[WHAT YOU ARE ASKED TO DO]
From the entries below, reproduce exactly the lines from the one with "Convert this chart to D3.js code." through the one with "var barBase = 765;", both included, without images.

[DATA TO USE]
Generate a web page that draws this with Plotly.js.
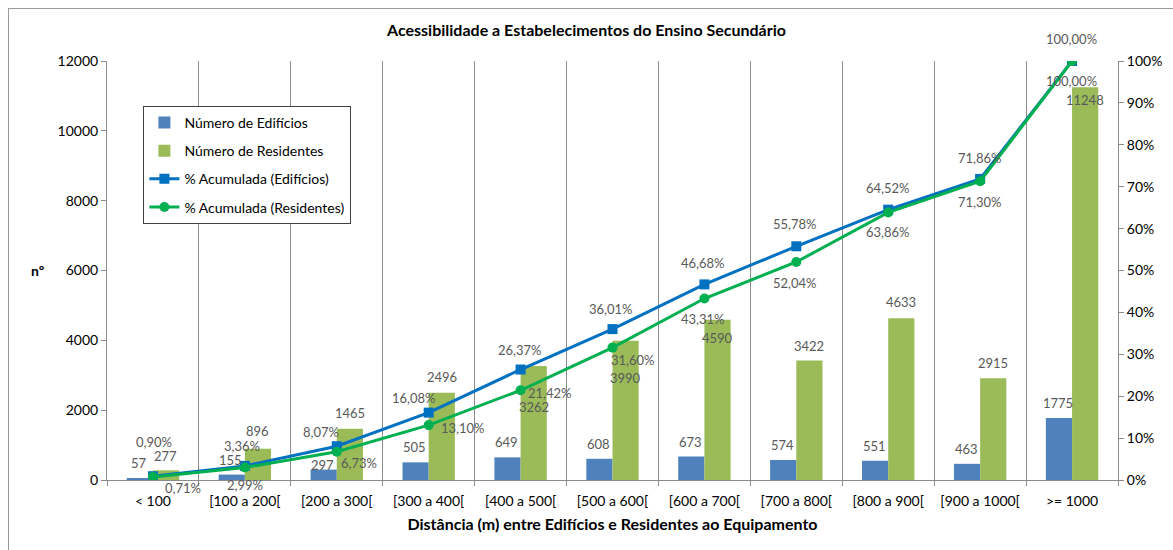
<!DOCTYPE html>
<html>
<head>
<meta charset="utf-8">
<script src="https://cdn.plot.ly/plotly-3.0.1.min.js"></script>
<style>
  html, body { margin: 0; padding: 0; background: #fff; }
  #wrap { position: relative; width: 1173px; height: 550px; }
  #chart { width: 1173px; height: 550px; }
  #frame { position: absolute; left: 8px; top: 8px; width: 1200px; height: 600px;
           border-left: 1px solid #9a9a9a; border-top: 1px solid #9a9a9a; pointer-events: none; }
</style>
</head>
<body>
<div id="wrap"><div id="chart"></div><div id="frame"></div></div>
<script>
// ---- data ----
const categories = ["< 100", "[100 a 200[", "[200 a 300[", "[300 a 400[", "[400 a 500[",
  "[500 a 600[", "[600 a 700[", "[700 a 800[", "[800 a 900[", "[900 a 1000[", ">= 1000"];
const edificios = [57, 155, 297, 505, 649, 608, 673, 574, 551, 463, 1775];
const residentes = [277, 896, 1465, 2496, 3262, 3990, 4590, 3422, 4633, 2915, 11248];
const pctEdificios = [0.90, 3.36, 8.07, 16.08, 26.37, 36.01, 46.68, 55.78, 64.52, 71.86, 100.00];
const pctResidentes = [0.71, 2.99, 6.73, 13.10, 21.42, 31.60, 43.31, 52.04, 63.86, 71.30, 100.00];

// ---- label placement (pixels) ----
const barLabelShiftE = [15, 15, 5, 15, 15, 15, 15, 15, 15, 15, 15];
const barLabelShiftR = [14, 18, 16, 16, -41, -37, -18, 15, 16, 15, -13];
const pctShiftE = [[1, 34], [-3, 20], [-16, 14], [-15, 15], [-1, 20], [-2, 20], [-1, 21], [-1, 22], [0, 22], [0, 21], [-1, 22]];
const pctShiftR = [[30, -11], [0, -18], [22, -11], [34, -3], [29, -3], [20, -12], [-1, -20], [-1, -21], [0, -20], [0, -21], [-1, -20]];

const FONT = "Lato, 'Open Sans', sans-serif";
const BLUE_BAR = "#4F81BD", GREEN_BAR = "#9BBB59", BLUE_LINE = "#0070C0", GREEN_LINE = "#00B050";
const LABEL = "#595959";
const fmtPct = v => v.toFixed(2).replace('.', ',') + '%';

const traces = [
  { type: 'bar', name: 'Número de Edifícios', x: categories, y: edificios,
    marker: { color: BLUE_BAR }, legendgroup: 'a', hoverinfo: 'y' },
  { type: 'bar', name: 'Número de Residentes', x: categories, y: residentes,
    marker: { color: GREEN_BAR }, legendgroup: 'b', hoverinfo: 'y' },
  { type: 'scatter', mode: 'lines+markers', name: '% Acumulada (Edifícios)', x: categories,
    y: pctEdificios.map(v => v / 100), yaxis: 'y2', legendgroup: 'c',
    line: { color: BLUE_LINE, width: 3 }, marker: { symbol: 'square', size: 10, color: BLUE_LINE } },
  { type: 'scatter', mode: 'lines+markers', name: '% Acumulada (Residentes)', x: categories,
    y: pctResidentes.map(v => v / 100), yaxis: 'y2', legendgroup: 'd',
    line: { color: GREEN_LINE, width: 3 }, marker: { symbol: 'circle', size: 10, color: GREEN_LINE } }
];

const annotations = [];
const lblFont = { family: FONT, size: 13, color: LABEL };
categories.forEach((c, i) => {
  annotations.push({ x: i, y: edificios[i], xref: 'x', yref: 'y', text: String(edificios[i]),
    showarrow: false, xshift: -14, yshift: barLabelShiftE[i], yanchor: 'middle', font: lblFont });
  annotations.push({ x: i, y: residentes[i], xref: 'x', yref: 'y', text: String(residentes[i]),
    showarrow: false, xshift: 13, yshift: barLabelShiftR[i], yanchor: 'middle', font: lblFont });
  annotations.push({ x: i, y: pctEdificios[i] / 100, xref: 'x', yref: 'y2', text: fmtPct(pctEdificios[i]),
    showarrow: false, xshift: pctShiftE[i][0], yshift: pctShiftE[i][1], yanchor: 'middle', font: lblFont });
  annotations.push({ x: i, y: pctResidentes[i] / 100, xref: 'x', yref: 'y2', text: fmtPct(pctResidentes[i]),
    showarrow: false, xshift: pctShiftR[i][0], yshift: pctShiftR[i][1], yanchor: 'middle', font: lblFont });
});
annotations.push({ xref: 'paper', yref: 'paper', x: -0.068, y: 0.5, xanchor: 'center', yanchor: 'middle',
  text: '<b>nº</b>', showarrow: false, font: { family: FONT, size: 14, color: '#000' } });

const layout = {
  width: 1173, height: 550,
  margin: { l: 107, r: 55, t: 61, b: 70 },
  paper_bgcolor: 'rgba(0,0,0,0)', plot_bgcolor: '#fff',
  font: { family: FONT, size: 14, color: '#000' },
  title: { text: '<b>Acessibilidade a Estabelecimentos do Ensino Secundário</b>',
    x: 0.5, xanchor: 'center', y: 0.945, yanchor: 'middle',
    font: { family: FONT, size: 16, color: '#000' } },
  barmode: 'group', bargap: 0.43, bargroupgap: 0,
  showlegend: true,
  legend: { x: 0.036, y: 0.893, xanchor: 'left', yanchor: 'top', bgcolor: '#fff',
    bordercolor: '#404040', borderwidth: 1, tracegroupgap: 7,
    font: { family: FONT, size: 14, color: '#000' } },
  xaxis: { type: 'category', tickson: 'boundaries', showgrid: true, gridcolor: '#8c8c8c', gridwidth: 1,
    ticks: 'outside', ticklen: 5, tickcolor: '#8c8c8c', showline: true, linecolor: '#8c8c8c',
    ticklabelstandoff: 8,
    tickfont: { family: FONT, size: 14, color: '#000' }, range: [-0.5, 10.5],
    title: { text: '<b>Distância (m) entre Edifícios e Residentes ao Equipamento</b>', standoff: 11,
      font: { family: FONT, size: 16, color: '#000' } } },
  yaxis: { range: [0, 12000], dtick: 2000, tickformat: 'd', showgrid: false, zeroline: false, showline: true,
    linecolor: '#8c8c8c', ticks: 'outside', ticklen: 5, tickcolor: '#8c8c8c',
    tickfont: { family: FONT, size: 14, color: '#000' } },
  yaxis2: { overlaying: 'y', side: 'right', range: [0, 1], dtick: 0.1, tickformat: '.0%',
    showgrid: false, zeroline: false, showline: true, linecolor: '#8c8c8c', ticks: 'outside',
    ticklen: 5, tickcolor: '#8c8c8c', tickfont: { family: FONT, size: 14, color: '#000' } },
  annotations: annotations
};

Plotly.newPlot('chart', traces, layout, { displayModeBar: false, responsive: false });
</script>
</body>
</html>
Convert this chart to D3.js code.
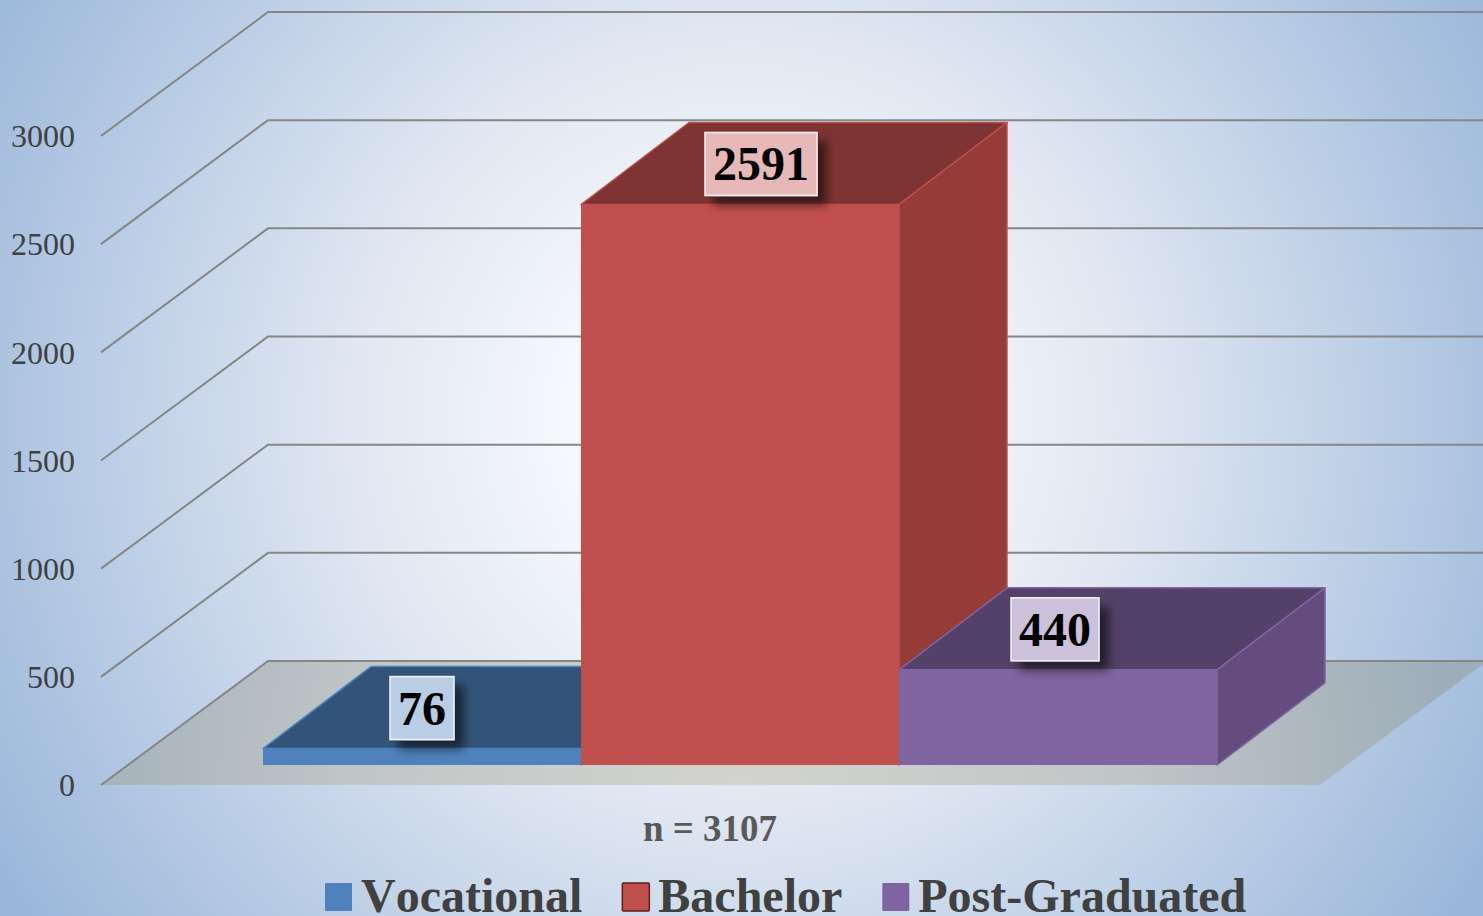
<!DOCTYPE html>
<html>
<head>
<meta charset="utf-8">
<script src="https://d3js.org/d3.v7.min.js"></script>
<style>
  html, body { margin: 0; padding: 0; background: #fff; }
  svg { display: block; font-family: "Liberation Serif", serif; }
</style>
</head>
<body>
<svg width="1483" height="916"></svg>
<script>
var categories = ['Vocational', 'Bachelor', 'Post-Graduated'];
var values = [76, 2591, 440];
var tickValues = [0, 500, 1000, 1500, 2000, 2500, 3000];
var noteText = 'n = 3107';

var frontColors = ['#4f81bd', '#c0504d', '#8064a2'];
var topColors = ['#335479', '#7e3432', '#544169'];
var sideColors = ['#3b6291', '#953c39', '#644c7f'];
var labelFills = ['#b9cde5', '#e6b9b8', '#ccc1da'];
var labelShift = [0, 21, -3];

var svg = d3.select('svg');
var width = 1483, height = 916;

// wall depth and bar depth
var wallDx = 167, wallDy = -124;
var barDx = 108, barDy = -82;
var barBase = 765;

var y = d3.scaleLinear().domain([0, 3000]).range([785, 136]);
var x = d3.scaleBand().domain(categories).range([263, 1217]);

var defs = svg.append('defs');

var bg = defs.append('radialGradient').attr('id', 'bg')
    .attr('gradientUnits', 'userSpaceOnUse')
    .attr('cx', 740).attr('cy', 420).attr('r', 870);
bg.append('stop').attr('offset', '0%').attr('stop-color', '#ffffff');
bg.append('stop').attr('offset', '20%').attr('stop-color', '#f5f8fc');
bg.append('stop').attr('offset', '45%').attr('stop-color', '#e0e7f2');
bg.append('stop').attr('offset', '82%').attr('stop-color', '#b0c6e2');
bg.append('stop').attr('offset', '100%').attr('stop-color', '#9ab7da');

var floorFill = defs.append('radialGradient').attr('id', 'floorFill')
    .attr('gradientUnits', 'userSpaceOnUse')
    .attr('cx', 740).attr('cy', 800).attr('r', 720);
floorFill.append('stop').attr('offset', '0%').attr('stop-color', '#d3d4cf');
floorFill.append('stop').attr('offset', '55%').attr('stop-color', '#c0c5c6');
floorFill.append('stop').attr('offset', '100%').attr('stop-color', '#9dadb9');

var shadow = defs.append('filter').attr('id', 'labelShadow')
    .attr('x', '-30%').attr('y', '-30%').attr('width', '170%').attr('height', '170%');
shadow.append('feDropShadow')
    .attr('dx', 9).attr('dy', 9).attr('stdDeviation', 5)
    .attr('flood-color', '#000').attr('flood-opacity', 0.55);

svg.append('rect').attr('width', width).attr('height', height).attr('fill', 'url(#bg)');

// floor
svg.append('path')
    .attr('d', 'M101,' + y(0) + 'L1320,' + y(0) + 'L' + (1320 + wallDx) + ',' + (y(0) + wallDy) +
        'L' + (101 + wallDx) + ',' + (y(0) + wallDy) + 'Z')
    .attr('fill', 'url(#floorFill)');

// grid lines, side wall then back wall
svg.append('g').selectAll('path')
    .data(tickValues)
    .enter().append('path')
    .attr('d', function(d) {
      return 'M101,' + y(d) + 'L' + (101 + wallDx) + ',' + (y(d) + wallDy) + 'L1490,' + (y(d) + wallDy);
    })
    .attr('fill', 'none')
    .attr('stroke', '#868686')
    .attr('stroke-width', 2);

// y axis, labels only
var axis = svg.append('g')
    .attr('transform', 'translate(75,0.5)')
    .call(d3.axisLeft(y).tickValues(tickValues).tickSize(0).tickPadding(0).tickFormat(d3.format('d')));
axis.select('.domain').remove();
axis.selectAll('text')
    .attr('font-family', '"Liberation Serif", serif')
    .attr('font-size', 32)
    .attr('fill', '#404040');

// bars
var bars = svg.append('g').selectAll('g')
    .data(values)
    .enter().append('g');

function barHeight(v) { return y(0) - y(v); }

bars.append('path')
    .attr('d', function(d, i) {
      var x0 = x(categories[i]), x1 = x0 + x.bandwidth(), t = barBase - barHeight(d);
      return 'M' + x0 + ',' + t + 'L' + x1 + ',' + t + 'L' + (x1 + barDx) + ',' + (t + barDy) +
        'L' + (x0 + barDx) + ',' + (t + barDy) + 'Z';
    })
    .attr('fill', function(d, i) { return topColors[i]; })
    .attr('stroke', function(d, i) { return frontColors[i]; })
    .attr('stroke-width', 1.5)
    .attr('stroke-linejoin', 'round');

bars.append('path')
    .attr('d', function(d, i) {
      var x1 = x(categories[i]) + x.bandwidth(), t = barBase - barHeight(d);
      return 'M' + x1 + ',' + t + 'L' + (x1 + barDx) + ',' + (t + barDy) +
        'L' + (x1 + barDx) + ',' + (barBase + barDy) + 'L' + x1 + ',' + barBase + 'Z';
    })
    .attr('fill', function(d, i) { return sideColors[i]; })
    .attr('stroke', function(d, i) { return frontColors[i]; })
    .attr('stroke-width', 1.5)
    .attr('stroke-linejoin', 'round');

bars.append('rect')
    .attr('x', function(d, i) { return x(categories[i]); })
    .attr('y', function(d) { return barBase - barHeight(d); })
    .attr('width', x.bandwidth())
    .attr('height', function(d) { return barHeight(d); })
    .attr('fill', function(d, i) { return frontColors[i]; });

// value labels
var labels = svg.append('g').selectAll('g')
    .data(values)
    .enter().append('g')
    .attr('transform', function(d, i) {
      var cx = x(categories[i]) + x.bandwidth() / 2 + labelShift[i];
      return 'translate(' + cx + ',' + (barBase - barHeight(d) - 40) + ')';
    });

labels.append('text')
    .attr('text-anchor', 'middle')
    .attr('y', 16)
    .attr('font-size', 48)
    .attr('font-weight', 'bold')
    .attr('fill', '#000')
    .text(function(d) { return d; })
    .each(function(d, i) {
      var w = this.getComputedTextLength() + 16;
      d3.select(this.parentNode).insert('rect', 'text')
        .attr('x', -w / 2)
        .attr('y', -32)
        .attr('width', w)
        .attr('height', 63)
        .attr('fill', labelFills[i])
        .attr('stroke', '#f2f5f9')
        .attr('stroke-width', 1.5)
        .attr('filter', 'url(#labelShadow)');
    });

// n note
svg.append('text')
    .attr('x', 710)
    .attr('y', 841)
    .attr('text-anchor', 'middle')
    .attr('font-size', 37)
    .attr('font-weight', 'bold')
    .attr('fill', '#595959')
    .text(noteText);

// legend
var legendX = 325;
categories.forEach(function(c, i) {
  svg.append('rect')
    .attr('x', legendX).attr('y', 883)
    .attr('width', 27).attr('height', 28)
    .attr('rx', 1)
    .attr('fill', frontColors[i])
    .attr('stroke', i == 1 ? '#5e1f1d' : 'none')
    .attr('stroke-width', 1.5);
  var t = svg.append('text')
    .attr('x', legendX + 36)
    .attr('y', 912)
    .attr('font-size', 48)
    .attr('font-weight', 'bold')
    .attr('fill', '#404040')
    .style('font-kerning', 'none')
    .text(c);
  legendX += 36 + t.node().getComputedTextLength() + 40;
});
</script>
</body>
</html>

[THE ANSWER]
Convert this chart to D3.js code.
<!DOCTYPE html>
<html>
<head>
<meta charset="utf-8">
<script src="https://d3js.org/d3.v7.min.js"></script>
<style>
  html, body { margin: 0; padding: 0; background: #fff; }
  svg { display: block; font-family: "Liberation Serif", serif; }
</style>
</head>
<body>
<svg width="1483" height="916"></svg>
<script>
var categories = ['Vocational', 'Bachelor', 'Post-Graduated'];
var values = [76, 2591, 440];
var tickValues = [0, 500, 1000, 1500, 2000, 2500, 3000];
var noteText = 'n = 3107';

var frontColors = ['#4f81bd', '#c0504d', '#8064a2'];
var topColors = ['#335479', '#7e3432', '#544169'];
var sideColors = ['#3b6291', '#953c39', '#644c7f'];
var labelFills = ['#b9cde5', '#e6b9b8', '#ccc1da'];
var labelShift = [0, 21, -3];

var svg = d3.select('svg');
var width = 1483, height = 916;

// wall depth and bar depth
var wallDx = 167, wallDy = -124;
var barDx = 108, barDy = -82;
var barBase = 765;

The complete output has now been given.